▶ AIM OF THE EXERCISE
From the first line of the listing below, retype each line up to and including the one with "-20.8, -29.3, -17.6];"; pictures stay out.
# START OF DATASET CONTENT
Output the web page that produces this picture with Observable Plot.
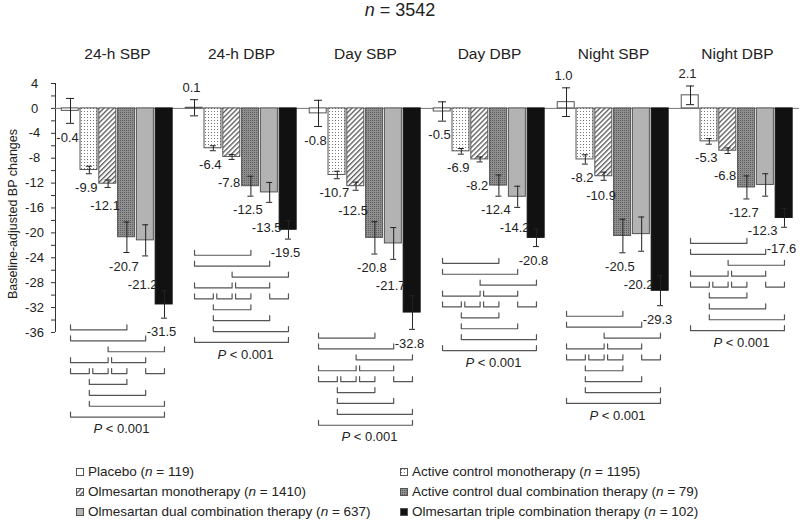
<!DOCTYPE html>
<html><head><meta charset="utf-8">
<script src="https://cdn.jsdelivr.net/npm/d3@7"></script>
<script src="https://cdn.jsdelivr.net/npm/@observablehq/plot@0.6"></script>
<style>
html,body{margin:0;padding:0;background:#fff;overflow:hidden;}
body{width:800px;height:521px;font-family:"Liberation Sans",Arial,sans-serif;color:#222;}
#title{height:26px;line-height:21px;text-align:center;font-size:18px;}
#legend{display:grid;grid-template-columns:324px 400px;padding-left:76px;margin-top:12px;font-size:13.5px;}
.item{height:20px;line-height:20px;display:flex;align-items:center;white-space:nowrap;}
.item svg{margin-right:2px;flex:none;}
</style></head>
<body>
<svg width="0" height="0" style="position:absolute">
<defs>
<pattern id="pdots" width="3" height="3" patternUnits="userSpaceOnUse">
<rect width="3" height="3" fill="#fff"/><rect x="1" y="1" width="1" height="1" fill="#777"/>
</pattern>
<pattern id="phatch" width="3.5" height="3.5" patternUnits="userSpaceOnUse" patternTransform="rotate(45)">
<rect width="3.5" height="3.5" fill="#fff"/><rect width="1.3" height="3.5" fill="#555"/>
</pattern>
<pattern id="pdual" width="2" height="2" patternUnits="userSpaceOnUse">
<rect width="2" height="2" fill="#8e8e8e"/><rect width="1" height="1" fill="#5f5f5f"/>
</pattern>
</defs></svg>
<div id="title"><i>n</i> = 3542</div>
<div id="chart"></div>
<div id="legend"></div>
<script>
// ---------- data ----------
const groups = ["24-h SBP", "24-h DBP", "Day SBP", "Day DBP", "Night SBP", "Night DBP"];
const treatments = [
  "Placebo",
  "Active control monotherapy",
  "Olmesartan monotherapy",
  "Active control dual combination therapy",
  "Olmesartan dual combination therapy",
  "Olmesartan triple combination therapy"
];
const nPatients = [119, 1195, 1410, 79, 637, 102];

// baseline-adjusted BP change per treatment, across groups
const placebo    = [-0.4,   0.1,  -0.8,  -0.5,   1.0,   2.1];
const activeMono = [-9.9,  -6.4, -10.7,  -6.9,  -8.2,  -5.3];
const olmMono    = [-12.1, -7.8, -12.5,  -8.2, -10.9,  -6.8];
const activeDual = [-20.7, -12.5, -20.8, -12.4, -20.5, -12.7];
const olmDual    = [-21.2, -13.5, -21.7, -14.2, -20.2, -12.3];
const olmTriple  = [-31.5, -19.5, -32.8, -20.8, -29.3, -17.6];

// error bar half-widths
const placeboErr    = [2.0, 1.3, 2.1, 1.55, 2.3, 1.5];
const activeMonoErr = [0.6, 0.4, 0.6, 0.45, 0.75, 0.45];
const olmMonoErr    = [0.6, 0.4, 0.65, 0.4, 0.65, 0.45];
const activeDualErr = [2.45, 1.6, 2.6, 1.7, 2.7, 1.85];
const olmDualErr    = [2.5, 1.6, 2.55, 1.7, 2.75, 1.8];
const olmTripleErr  = [2.2, 1.5, 2.7, 1.4, 2.4, 1.5];

// significant pairwise comparisons (treatment indices) and their bracket row
const comparisons = [[0,3],[0,4],[2,5],[0,2],[2,4],[0,1],[1,2],[2,3],[4,5],[1,3],[1,4],[1,5],[0,5]];
const bracketRow  = [0, 1, 2, 3, 3, 4, 4, 4, 4, 5, 6, 7, 8];
const pLabel = "P < 0.001";
const yTicks = d3.range(4, -37, -2);
const yTitle = "Baseline-adjusted BP changes";

const values = [placebo, activeMono, olmMono, activeDual, olmDual, olmTriple];
const errors = [placeboErr, activeMonoErr, olmMonoErr, activeDualErr, olmDualErr, olmTripleErr];

// ---------- styles / layout ----------
const fills = ["#ffffff", "url(#pdots)", "url(#phatch)", "url(#pdual)", "#b3b3b3", "#111111"];
const strokes = ["#555", "#555", "#555", "#555", "#555", "#111"];
const W = 800, H = 424, mL = 53, mT = 57, mB = 6;
const yDomain = [-54, 4];
const xDomain = [-0.3, 6.3];
const pxPerY = (H - mT - mB) / (yDomain[1] - yDomain[0]);
const pxPerX = (W - mL) / groups.length / (xDomain[1] - xDomain[0]);

const rows = [];
groups.forEach((g, gi) => treatments.forEach((t, ti) =>
  rows.push({group: g, t: ti, treatment: t, value: values[ti][gi], err: errors[ti][gi]})));

// value labels with simple collision avoidance
const charW = {"-": 4.33, ".": 3.61};
const textW = s => [...s].reduce((a, c) => a + (charW[c] ?? 7.23), 0);
const labelRows = [];
groups.forEach(g => {
  let prev = null;
  rows.filter(r => r.group === g).forEach(r => {
    const text = r.value.toFixed(1);
    if (r.value >= 0) {
      labelRows.push({group: g, x: r.t + 0.5, y: r.value + r.err + 12 / pxPerY, text});
      prev = null;
      return;
    }
    let y = r.value - r.err - 14 / pxPerY;
    if (prev && (textW(prev.text) + textW(text)) / 2 > pxPerX + 3.5) y = Math.min(y, prev.y - 18 / pxPerY);
    const lab = {group: g, x: r.t + 0.5, y, text};
    labelRows.push(lab);
    prev = lab;
  });
});

// brackets
const rowPx = 10.9, tickUp = 5 / pxPerY;
const brackets = [], pRows = [];
const centerX = d3.mean(treatments, (_, i) => i + 0.5);
groups.forEach((g, gi) => {
  const top = d3.min(values, v => v[gi]) - 25.5 / pxPerY;
  comparisons.forEach(([a, b], k) => {
    const row = bracketRow[k];
    const lvl = top - row * rowPx / pxPerY;
    const shared = comparisons.some((c, j) => j !== k && bracketRow[j] === row && c[1] === a);
    const xa = a + 0.5 + (shared ? 3.5 / pxPerX : 0);
    const xb = b + 0.5;
    const id = g + "-" + k;
    [[xa, lvl + tickUp], [xa, lvl], [xb, lvl], [xb, lvl + tickUp]]
      .forEach(([x, y]) => brackets.push({group: g, id, x, y}));
  });
  const last = top - d3.max(bracketRow) * rowPx / pxPerY;
  pRows.push({group: g, x: centerX, y: last - 12 / pxPerY});
});

const barMarks = treatments.map((t, ti) => Plot.rect(rows.filter(r => r.t === ti), {
  fx: "group", x1: d => d.t, x2: d => d.t + 1, y1: 0, y2: "value",
  fill: fills[ti], stroke: strokes[ti], strokeWidth: 1, insetLeft: 0.6, insetRight: 1.2
}));

const capMark = (filter, end, inset) => Plot.ruleY(rows.filter(filter), {
  fx: "group", x1: d => d.t + 0.5, x2: d => d.t + 0.5, y: d => d.value + end * d.err,
  insetLeft: -inset, insetRight: -inset, stroke: "#222"
});

const chart = Plot.plot({
  width: W, height: H,
  marginLeft: mL, marginRight: 0, marginTop: mT, marginBottom: mB,
  style: {fontFamily: "'Liberation Sans', Arial, sans-serif", fontSize: "13px", color: "#222", background: "#fff"},
  fx: {domain: groups, padding: 0, axis: null},
  x: {domain: xDomain, axis: null},
  y: {domain: yDomain},
  marks: [
    Plot.axisY({ticks: yTicks, tickSize: 4, tickPadding: 17, textAnchor: "middle",
      tickFormat: d => (d % 4 === 0 ? String(d) : ""), label: null, fontSize: 13, stroke: "#333"}),
    Plot.ruleX([groups[0]], {fx: d => d, x: () => xDomain[0], y1: yTicks[0], y2: yTicks[yTicks.length - 1], stroke: "#333"}),
    Plot.text([yTitle], {fx: () => groups[0], frameAnchor: "left", y: () => (yTicks[0] + yTicks[yTicks.length - 1]) / 2,
      text: d => d, rotate: -90, dx: -43, dy: 6, textAnchor: "middle", fontSize: 12.5}),
    Plot.text(groups, {fx: d => d, text: d => d, frameAnchor: "top", dy: -35.5, fontSize: 15.5}),
    Plot.ruleY([0], {stroke: "#777"}),
    ...barMarks,
    Plot.ruleX(rows, {fx: "group", x: d => d.t + 0.5, y1: d => d.value - d.err, y2: d => d.value + d.err, stroke: "#222"}),
    capMark(r => r.t === 0, -1, 4),
    capMark(r => r.t === 0, 1, 4),
    capMark(r => r.t > 0, -1, 3),
    capMark(r => r.t > 0, 1, 3),
    Plot.text(labelRows, {fx: "group", x: "x", y: "y", text: "text", dx: -3, fontSize: 13, fill: "#222"}),
    Plot.line(brackets, {fx: "group", x: "x", y: "y", z: "id", stroke: "#555", strokeWidth: 1.2}),
    Plot.text(pRows, {fx: "group", x: "x", y: "y", text: () => pLabel, dx: 4, fontSize: 13, fill: "#222"})
  ]
});
document.getElementById("chart").appendChild(chart);

// italic P
d3.select(chart).selectAll("text").filter(function () { return this.textContent === pLabel; }).each(function () {
  const s = d3.select(this);
  s.text(null);
  s.append("tspan").attr("font-style", "italic").text("P");
  s.append("tspan").text(" < 0.001");
});

// legend
const legend = d3.select("#legend");
treatments.forEach((t, i) => {
  const item = legend.append("div").attr("class", "item");
  const sw = item.append("svg").attr("width", 10).attr("height", 9);
  sw.append("rect").attr("x", 0.5).attr("y", 0.5).attr("width", 7).attr("height", 7)
    .attr("fill", fills[i]).attr("stroke", "#555");
  item.append("span").html(`${t} (<i>n</i> = ${nPatients[i]})`);
});
</script></body></html>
# END OF DATASET CONTENT
▶ RESPONSE
Output the web page that produces this picture with Observable Plot.
<!DOCTYPE html>
<html><head><meta charset="utf-8">
<script src="https://cdn.jsdelivr.net/npm/d3@7"></script>
<script src="https://cdn.jsdelivr.net/npm/@observablehq/plot@0.6"></script>
<style>
html,body{margin:0;padding:0;background:#fff;overflow:hidden;}
body{width:800px;height:521px;font-family:"Liberation Sans",Arial,sans-serif;color:#222;}
#title{height:26px;line-height:21px;text-align:center;font-size:18px;}
#legend{display:grid;grid-template-columns:324px 400px;padding-left:76px;margin-top:12px;font-size:13.5px;}
.item{height:20px;line-height:20px;display:flex;align-items:center;white-space:nowrap;}
.item svg{margin-right:2px;flex:none;}
</style></head>
<body>
<svg width="0" height="0" style="position:absolute">
<defs>
<pattern id="pdots" width="3" height="3" patternUnits="userSpaceOnUse">
<rect width="3" height="3" fill="#fff"/><rect x="1" y="1" width="1" height="1" fill="#777"/>
</pattern>
<pattern id="phatch" width="3.5" height="3.5" patternUnits="userSpaceOnUse" patternTransform="rotate(45)">
<rect width="3.5" height="3.5" fill="#fff"/><rect width="1.3" height="3.5" fill="#555"/>
</pattern>
<pattern id="pdual" width="2" height="2" patternUnits="userSpaceOnUse">
<rect width="2" height="2" fill="#8e8e8e"/><rect width="1" height="1" fill="#5f5f5f"/>
</pattern>
</defs></svg>
<div id="title"><i>n</i> = 3542</div>
<div id="chart"></div>
<div id="legend"></div>
<script>
// ---------- data ----------
const groups = ["24-h SBP", "24-h DBP", "Day SBP", "Day DBP", "Night SBP", "Night DBP"];
const treatments = [
  "Placebo",
  "Active control monotherapy",
  "Olmesartan monotherapy",
  "Active control dual combination therapy",
  "Olmesartan dual combination therapy",
  "Olmesartan triple combination therapy"
];
const nPatients = [119, 1195, 1410, 79, 637, 102];

// baseline-adjusted BP change per treatment, across groups
const placebo    = [-0.4,   0.1,  -0.8,  -0.5,   1.0,   2.1];
const activeMono = [-9.9,  -6.4, -10.7,  -6.9,  -8.2,  -5.3];
const olmMono    = [-12.1, -7.8, -12.5,  -8.2, -10.9,  -6.8];
const activeDual = [-20.7, -12.5, -20.8, -12.4, -20.5, -12.7];
const olmDual    = [-21.2, -13.5, -21.7, -14.2, -20.2, -12.3];
const olmTriple  = [-31.5, -19.5, -32.8, -20.8, -29.3, -17.6];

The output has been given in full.